Pero no siempre se trata de dinero. El encierro de los funcionarios del cuerpo de prisiones en Herrera de la Mancha, ayer concluido sin que conozcamos los acuerdos establecidos con el Ministerio de Justicia, ha sido un peldaño más en la preocupante escalada del asedio al Estado desde dentro. Los funcionarios encargados de impedir sediciones y revueltas organizan la suya propia como incongruente respuesta a las denuncias por supuestos malos tratos a los presos formuladas por un grupo de abogados. Los funcionarios que cuidan de reclusos que sólo pueden ser privados de la libertad por resolución judicial buscan ahora el atajo de una investigación administrativa que haga superflua la actuación de los tribunales exigida por los denunciantes.

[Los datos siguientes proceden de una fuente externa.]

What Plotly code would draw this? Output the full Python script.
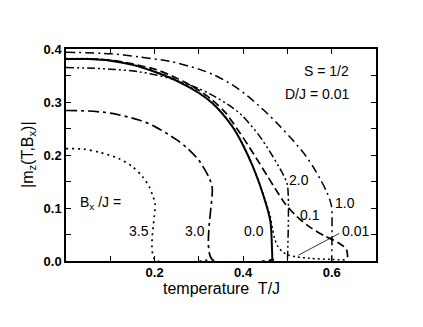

Y aunque sea desde otra instalación política e ideológica, también los funcionarios del Tribunal de Cuentas han decidido proclamarse independientes y paralizar su trabajo en nombre de los intereses colectivos. Agradecemos su desvelo por la falta de garantías de las actuales instituciones para el control y fiscalización del dinero de los contribuyentes, pero su propia huelga no es sino una manifestación de ese despilfarro del gasto público que tratan de evitar con su denuncia. No era un dato confidencial, sino un secreto a voces, que el Tribunal de Cuentas, tal y como ahora existe, es un trasto viejo incapaz de ejercer sus competencias. Si la huelga de sus funcionarios hubiera, sido declarada bajo el anterior régimen, tal vez se hubiera podido elogiar el valor cívico y la audacia de sus promotores. Ahora, cuando el artículo 136 de la Constitución confía a una futura ley orgánica la composición, organización y funciones del Tribunal de Cuentas, que «dependerá directamente de las Cortes Generales y ejercerá sus funciones por delegación de ellas en el examen y comprobación de la Cuenta General del Estado», ese gesto es cuando menos impaciente. Y a estas crisis. sí que es preciso poner coto desde ya en defensa de la supervivencia del propio Estado.